Is it a problem that it's yet again, not a story about a permanently disabled person and there aren't enough of those, since I'm assuming there's nothing intrinsically wrong with stories about people who became disabled? Or is there something in the way this story is being told that is being done wrong?
So, about Person of Interest - I did a search in thread, and as far as I can tell, we have spent more time talking about whether we should talk about it here or in Boxed Set than we have spent actually talking about the show. I want to talk burble about The Machine as a character, and I feel shy about doing so in Procedurals, because that tells against it being here. But then again, if I get out my pom-poms and enthuse about moving the discussion to Boxed Set but only have a couple of posts of burbling in me, I'd feel silly. Should I go to Boxed Set, get my burbling over with, and let everyone else carry on without me?

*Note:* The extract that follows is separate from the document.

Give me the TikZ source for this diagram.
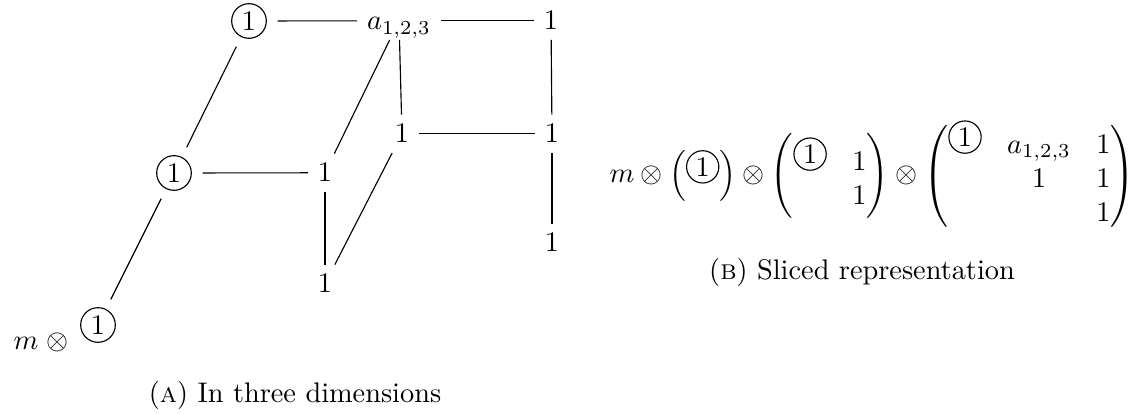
\documentclass[tikz,border=0pt]{standalone}
\usepackage{amsmath}
\newcommand{\cone}{\tikz[baseline=(cc.south)]\node[circle,draw,inner sep=1.1pt,outer sep=0pt](cc){1};}
\begin{document}
\begin{tikzpicture}[x=0.353pt,y=-0.353pt,
  num/.style={inner sep=3.33pt,anchor=base,text height=6.5pt,text depth=0pt},
  circ/.style={circle,draw,inner sep=1.4pt,outer sep=4pt},
  conn/.style={line width=0.4pt}]
\useasboundingbox (0,0) rectangle (1135,414);
% (A) three dimensions
\node[circ] (c1) at (249,21) {1};
\node[num] (a) at (399,30) {$a_{1,2,3}$};
\node[num] (t1) at (551,30) {1};
\node[num] (m1) at (402,143) {1};
\node[num] (m2) at (552,143) {1};
\node[circ] (c2) at (174,173) {1};
\node[num] (f1) at (325,182) {1};
\node[num] (lo) at (552,252) {1};
\node[num] (f2) at (325,293) {1};
\node[circ] (c3) at (98,325) {1};
\node[anchor=base west,inner sep=0pt] (ml) at (13,350) {$m\;\otimes$};
\draw[conn] (c1) -- (a);
\draw[conn] (a) -- (t1);
\draw[conn] (c1) -- (c2);
\draw[conn] (a) -- (f1);
\draw[conn] (a) -- (m1);
\draw[conn] (t1) -- (m2);
\draw[conn] (m1) -- (m2);
\draw[conn] (m2) -- (lo);
\draw[conn] (c2) -- (f1);
\draw[conn] (f1) -- (f2);
\draw[conn] (m1) -- (f2);
\draw[conn] (c2) -- (c3);
\node (capA) at (295,395) {(\textsc{a}) In three dimensions};
% (B) sliced representation
\node[anchor=base west,inner sep=0pt] (expr) at (609,183) {\setlength{\arraycolsep}{4.5pt}$m \otimes \left(\cone\right) \otimes \begin{pmatrix} \cone & 1 \\ & 1 \end{pmatrix} \otimes \begin{pmatrix} \cone & a_{1,2,3} & 1\\ & 1 & 1 \\ && 1\end{pmatrix}$};
\node (capB) at (862,272) {(\textsc{b}) Sliced representation};
\end{tikzpicture}
\end{document}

I liked this week's elementary. Last week lacked whatever makes the show for me. Not enough of Joan I think, Lestrade uninteresting and unpleasant (and not in a "love to to be annoyed by way".) Mycroft uninteresting. The mystery boring. Sherlock phoning it in.
The week, nothing special, and I'm not sure they have laid the ground well enough for Sherlock's intervention in Joan's personal life being for the best - though at least he only brought to the forefront a problem she already knew about but was not admitting to herself, and she came up with a better solution than he did. But the Sherlock/Joan relationship remained interesting. The crime, though highly implausible (as is the custom on his show) kept my attention throughout. It waa decent, highly entertaining Elementary. Nothing outstanding, but well worth the time to watch, and miles better than last weeks.
A further comment on last week: the actor who played Mycroft seems quite good. I blame the writing. I'm pretty sure making him primarily the owner of a chain of restaurants is a mistake. Cause if Mycroft is not smarter and more powerful than Sherlock, (though preferring to act from behind the scenes - from laziness or from some other cause) what is the point of him?
And I seem to have misused the slash in the above post, but will let in stand.